Opini

Optimisme Subkultur Sosial

Oleh : luska - Selasa, 11/10/2022 14:29 WIB

Oleh : Muhadam Labolo

Gerakan-gerakan sosial sebagai satu kekuatan dalam masyarakat demokrasi kini dirangsang tumbuh. Sebabnya mungkin tak hanya karena tercipta kelesuan politik yang mengakibatkan pemerintah miskin asupan input, juga di dorong oleh medan magnet pertarungan politik yang jaraknya semakin pendek.

Kelangkaan input dalam sistem politik tak hanya mengancam berhentinya proses politik, juga penanda menguatnya gejala apatisme akut.
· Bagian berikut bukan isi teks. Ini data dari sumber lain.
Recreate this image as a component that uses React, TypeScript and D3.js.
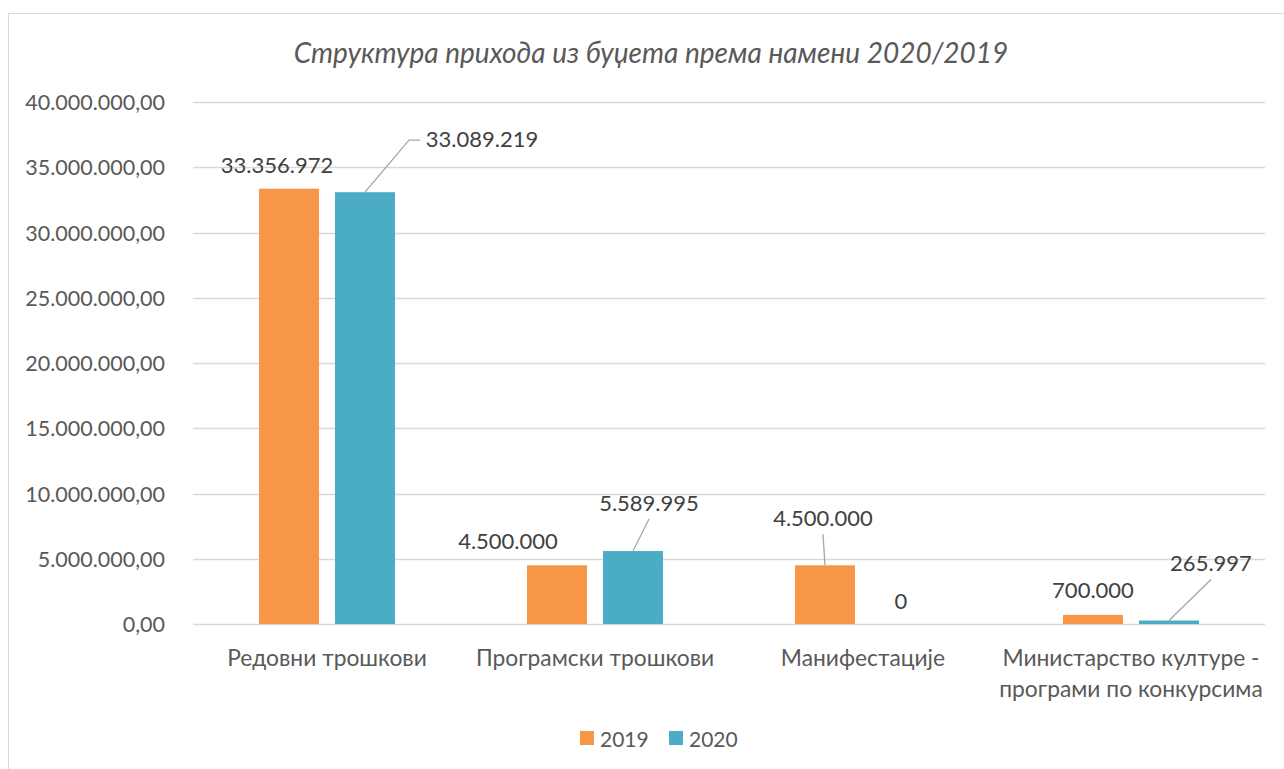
import React from "react";
import * as d3 from "d3";

const categories = ["Редовни трошкови", "Програмски трошкови", "Манифестације", "Министарство културе - програми по конкурсима"];
const categoryLines = [["Редовни трошкови"], ["Програмски трошкови"], ["Манифестације"], ["Министарство културе -", "програми по конкурсима"]];
const seriesNames = ["2019", "2020"];
const values2019 = [33356972, 4500000, 4500000, 700000];
const values2020 = [33089219, 5589995, 0, 265997];
const yTicks = [0, 5000000, 10000000, 15000000, 20000000, 25000000, 30000000, 35000000, 40000000];
const title = "Структура прихода из буџета према намени 2020/2019";

// layout (label offsets: [dx, dy] of label centre relative to bar top centre; leader flag)
const labelLayout2019 = [[-12, -24, false], [-49, -25, false], [-2, -48, true], [0, -25, false]];
const labelLayout2020 = [[117, -54, true], [16, -49, true], [0, -24, false], [42, -58, true]];

const colors = ["#F79646", "#4BACC6"];
const W = 1284, H = 769;
const left = 193, right = 1265, top = 102, bottom = 624;
const fmtNum = (v: number) => d3.format(",.0f")(v).replace(/,/g, ".");
const fmtTick = (v: number) => d3.format(",.2f")(v).replace(/,/g, "#").replace(".", ",").replace(/#/g, ".");

export default function App() {
  const x = d3.scaleBand<string>().domain(categories).range([left, right]);
  const y = d3.scaleLinear().domain([0, 40000000]).range([bottom, top]);
  const barW = 60, gap = 16;
  const font = "Lato, 'Open Sans', sans-serif";
  const series = [values2019, values2020];
  const layouts = [labelLayout2019, labelLayout2020];

  return (
    <svg width={W} height={H} style={{ position: "absolute", left: 0, top: 0 }} fontFamily={font}>
      <rect x={0} y={0} width={W} height={H} fill="#fff" />
      <rect x={8.5} y={13.5} width={1290} height={800} fill="#fff" stroke="#d9d9d9" strokeWidth={1} />
      <text x={651} y={52} textAnchor="middle" dominantBaseline="central" fontSize={28} fontStyle="italic" fill="#595959">{title}</text>
      {yTicks.map((t) => (
        <g key={t}>
          <line x1={left} x2={right} y1={Math.round(y(t)) + 0.5} y2={Math.round(y(t)) + 0.5} stroke="#d9d9d9" strokeWidth={1.3} />
          <text x={165} y={y(t)} textAnchor="end" dominantBaseline="central" fontSize={21.5} fill="#595959">{fmtTick(t)}</text>
        </g>
      ))}
      {categories.map((c, ci) => {
        const cx = x(c)! + x.bandwidth() / 2;
        return (
          <g key={c}>
            {series.map((vals, si) => {
              const bx = cx + (si === 0 ? -(barW + gap) / 2 : (barW + gap) / 2);
              const v = vals[ci];
              const yt = y(v);
              const [dx, dy, leader] = layouts[si][ci] as [number, number, boolean];
              const lx = bx + dx, ly = yt + dy;
              let path = "";
              if (leader) {
                if (si === 1 && ci === 0) {
                  path = `M${bx},${yt} L${lx - 73},${ly + 2} L${lx - 62},${ly + 2}`;
                } else {
                  path = `M${bx},${yt} L${lx},${ly + 17}`;
                }
              }
              return (
                <g key={si}>
                  {v > 0 && <rect x={bx - barW / 2} y={yt} width={barW} height={y(0) - yt} fill={colors[si]} />}
                  {leader && <path d={path} fill="none" stroke="#a6a6a6" strokeWidth={1.3} />}
                  <text x={lx} y={ly} textAnchor="middle" dominantBaseline="central" fontSize={22} fill="#404040">{fmtNum(v)}</text>
                </g>
              );
            })}
            {categoryLines[ci].map((ln, li) => (
              <text key={li} x={cx} y={657 + li * 31} textAnchor="middle" dominantBaseline="central" fontSize={22.8} fill="#595959">{ln}</text>
            ))}
          </g>
        );
      })}
      {seriesNames.map((s, i) => (
        <g key={s}>
          <rect x={580 + i * 89} y={731} width={14} height={14} fill={colors[i]} />
          <text x={600 + i * 89} y={738} dominantBaseline="central" fontSize={21} fill="#595959">{s}</text>
        </g>
      ))}
    </svg>
  );
}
Sikap politik itu sekaligus koreksi bahwa pemerintah sebagai rezim yang paling bertanggungjawab tak cukup akomodatif membawa perubahan untuk sejumlah variabel.

Realitas itu secara alami merangsang kekuatan politik menemukan inang baru guna meletakkan harapan bagi perubahan di rezim selanjutnya. Peluang itu setidaknya tersedia menjelang kompetisi politik di 2024. Namun seberapa besar keseriusan setiap kandidat atas isu yang ingin diinkubasi sangat bergantung pada komitmen dan ujian dialektika di panggung politik.
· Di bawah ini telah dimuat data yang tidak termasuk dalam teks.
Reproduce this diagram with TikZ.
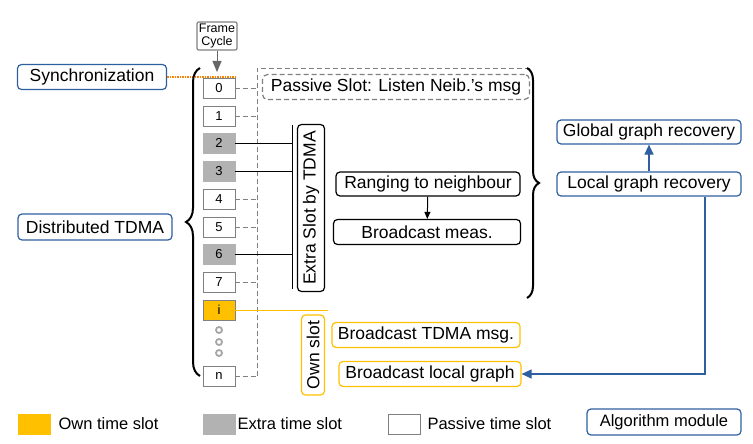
\documentclass[tikz,border=0pt]{standalone}
\usepackage{fontspec}
\setmainfont{Liberation Sans}
\usetikzlibrary{decorations.pathreplacing,arrows.meta}
\definecolor{ownorange}{RGB}{255,192,0}
\definecolor{modblue}{RGB}{46,95,160}
\tikzset{
  slot/.style={draw=gray,minimum width=32pt,minimum height=20pt,inner sep=0pt,font=\fontsize{13}{13}\selectfont},
  module/.style={draw=modblue,rounded corners=4pt,line width=1.2pt,inner sep=0pt,font=\fontsize{17.5}{17.5}\selectfont},
  task/.style={draw=black,rounded corners=4pt,line width=1.2pt,inner sep=0pt,font=\fontsize{17.5}{17.5}\selectfont},
  owntask/.style={draw=ownorange,rounded corners=4pt,line width=1.2pt,inner sep=0pt,font=\fontsize{17.5}{17.5}\selectfont},
  passline/.style={gray,dash pattern=on 5pt off 3pt},
}
\begin{document}
\begin{tikzpicture}[x=1pt,y=-1pt]
      \useasboundingbox (0,0) rectangle (753,444);

      % slots
      \node[slot] (s0) at (219,88) {0};
      \node[slot] (s1) at (219,116) {1};
      \node[slot,fill=gray!60,draw=gray!60] (s2) at (219,143) {2};
      \node[slot,fill=gray!60,draw=gray!60] (s3) at (219,171) {3};
      \node[slot] (s4) at (219,199) {4};
      \node[slot] (s5) at (219,227) {5};
      \node[slot,fill=gray!60,draw=gray!60] (s6) at (219,254) {6};
      \node[slot] (s7) at (219,282) {7};
      \node[slot,fill=ownorange,draw=gray] (si) at (219,310) {i};
      \node[slot] (sn) at (219,376) {n};
      \foreach \y in {330,342,353}
        \draw[gray!70,line width=1.8pt] (219,\y) circle[radius=3];

      % frame cycle
      \node[draw=gray,line width=1.2pt,rounded corners=2pt,align=center,inner sep=2pt,font=\fontsize{12.5}{13}\selectfont] (fc) at (217,36) {Frame\\Cycle};
      \coordinate (fctip) at (217,72);
      \draw[gray!80!black,line width=1pt,-{Triangle[width=9pt,length=11pt]}] (fc) -- (fctip);

      % synchronization
      \node[module,minimum width=149pt,minimum height=25pt] (sync) at (92,77) {Synchronization};
      \coordinate (syncend) at (235,77);
      \draw[orange,line width=1.5pt,densely dotted] (sync) -- (syncend);

      % passive frame
      \coordinate (pa) at (257,376);
      \coordinate (pb) at (257,68);
      \coordinate (pc) at (530,68);
      \draw[passline] (pa) -- (pb) -- (pc);
      \foreach \s in {s0,s1,s4,s5,s7,sn}
        \draw[passline] (\s.east) -- (257,0 |- \s.east);
      \node[draw=gray,dash pattern=on 5pt off 3pt,line width=1.2pt,rounded corners=5pt,minimum width=267pt,minimum height=25pt,inner sep=0pt,font=\fontsize{17.5}{17.5}\selectfont] (pass) at (396,87) {Passive Slot: Listen Neib.’s msg};

      % extra slots
      \coordinate (xa) at (292,125);
      \coordinate (xb) at (292,289);
      \draw[line width=1pt] (xa) -- (xb);
      \foreach \s in {s2,s3,s6}
        \draw[line width=1pt] (\s.east) -- (292,0 |- \s.east);
      \node[task,rotate=90,minimum width=167pt,minimum height=27pt] (extra) at (311,208) {Extra Slot by TDMA};
      \node[task,minimum width=184pt,minimum height=24pt] (rang) at (428,184) {Ranging to neighbour};
      \node[task,minimum width=187pt,minimum height=25pt] (meas) at (427,232) {Broadcast meas.};
      \draw[line width=1pt,-{Triangle[width=6pt,length=7pt]}] (rang) -- (meas);

      % own slot
      \coordinate (ownend) at (328,310);
      \draw[ownorange,line width=1pt] (si.east) -- (ownend);
      \node[owntask,rotate=90,minimum width=80pt,minimum height=23pt] (own) at (313,355) {Own slot};
      \node[owntask,minimum width=188pt,minimum height=25pt] (btdma) at (426,335) {Broadcast TDMA msg.};
      \node[owntask,minimum width=182pt,minimum height=25pt] (bgraph) at (430,374) {Broadcast local graph};

      % braces
      \draw[line width=2pt,decorate,decoration={brace,amplitude=14pt,raise=0pt}]
        (200,376) -- (200,68) node[coordinate,midway,xshift=-16pt] (ltip) {};
      \draw[line width=2pt,decorate,decoration={brace,amplitude=12pt}]
        (527,68) -- (527,298) node[coordinate,midway,xshift=14pt] (rtip) {};

      % modules
      \node[module,minimum width=154pt,minimum height=26pt] (dtdma) at (95,227) {Distributed TDMA};
      \node[module,minimum width=184pt,minimum height=24pt] (local) at (649,184) {Local graph recovery};
      \node[module,minimum width=184pt,minimum height=24pt] (global) at (649,132) {Global graph recovery};
      \draw[modblue,line width=1.2pt,-{Triangle[width=9pt,length=10pt]}] (local) -- (global);
      \coordinate (bend) at (705,374);
      \draw[modblue,line width=1.2pt,-{Triangle[width=9pt,length=10pt]}] (local.south -| bend) -- (bend) -- (bgraph);

      % legend
      \node[slot,fill=ownorange,draw=ownorange] (lown) at (34,424) {};
      \node[anchor=west,font=\fontsize{16.5}{16.5}\selectfont] (town) at (55,424) {Own time slot};
      \node[slot,fill=gray!60,draw=gray!60] (lextra) at (219,424) {};
      \node[anchor=west,font=\fontsize{16.5}{16.5}\selectfont] (textra) at (234,424) {Extra time slot};
      \node[slot] (lpass) at (404,424) {};
      \node[anchor=west,font=\fontsize{16.5}{16.5}\selectfont] (tpass) at (424,424) {Passive time slot};
      \node[module,minimum width=154pt,minimum height=26pt,font=\fontsize{16.5}{16.5}\selectfont] (lmod) at (664,422) {Algorithm module};

    \end{tikzpicture}
\end{document}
Pemerintah tentu saja tak ingin meninggalkan raport merah atas indeks demokrasi yang terus menurun dalam 10 tahun terakhir. Setidaknya dapat dikonfirmasi pada catatan tiga lembaga eksternal EIU, IDEA dan _Freedom House._ Selebihnya dapat dikonfirmasi lewat indeks demokrasi internal yang menyisakan sejumlah catatan minus pada variabel tertentu.

Dalam bedah buku Luhut beberapa hari lalu yang dihadiri Mahfud MD dan sejumlah tokoh penting termasuk anti _mainstream_ seperti Rocky, memberi sinyal positif dalam membuka kanal lebih luas agar kemacetan demokrasi tak semakin panjang. Ini baik bagi survivalitas kekuatan _civil society_ yang mengalami mati suri.

Kesadaran spiritual pemerintah yang dikomunikasikan lewat pesan _di atas langit masih ada langit,_ serta signal akan berakhirnya durasi rezim untuk transisi selanjutnya dapat dimaknai pula bentuk akomodatif, kompromi, atau mungkin apologi yang sekaligus memberi jalan lurus bagi kekuatan sosial yang selama ini terpinggir dan dipinggirkan.

Pemaafan tokoh-tokoh gerakan sosial tempo hari seperti HRS menjadi indikasi kuat dalam upaya memperbaiki raport demokrasi di ujung pemerintahan. Andai ini dapat dibaca dengan baik oleh kekuatan _civil society,_ jagad politik tentu akan lebih menggeliat memasuki tahun politik yang kian hangat. Sekurangnya _starting point_ dalam membangun daya tawar.

Harapan akan terkonsolidasinya kekuatan politik dimasa datang tak hanya prospektif memperbaiki indeksasi demokrasi, juga menyeimbangkan dirinya dari kekuatan subkultur ekonomi yang dihegemoni lewat kapitalisasi dan disusupi _oligarchi._ Relaksasi pemerintah dapat dibaca sebagai itikad pengurangan dominasi agar subkultur sosial dapat lebih mengambil peran aktif.

Bila niat baik itu dapat diartikan positif oleh kekuatan politik yang selama ini tiarap, maka subkultur sosial dapat berkolaborasi dengan rezim selanjutnya. Soliditas subkultur sosial yang dimotori _civil society_ dengan subkultur politik yang dikemudi pemerintah setidaknya _warning_ bagi subkultur ekonomi _(oligarchi)_ yang sejauh ini terlalu lama mengontrol negara.

Dengan begitu, relasi negara yang dipersonifikasikan pemerintah dengan _oligarchi_ tak hanya mampu dikendalikan dan ditundukkan, juga di jaga jarak idealnya agar kebijakan pemerintah tak mudah diokupasi _oligarchi_ yang dianggap menyabotase demokrasi. Sekalipun kita percaya bahwa dalam sistem demokrasi, _oligarchi_ pun mencari inang baru yang lebih menjanjikan.

Terlepas dari itu, menguatnya subkultur sosial akibat rangsangan subkultur politik (pemerintah), serta harapan perubahan pada inang baru pasca 2024, memberi optimisme bagi tidak saja kualitas demokrasi dan _governance_ di tingkat praktikal, juga menguji kualitas paradigma pemerintahan di ranah akademik (Ndraha, 2002), tentang apakah tanpa kepedulian, sikap konsumerisme, dan _class action,_ subkultur sosial akan selamanya terlemah dalam relasi ini?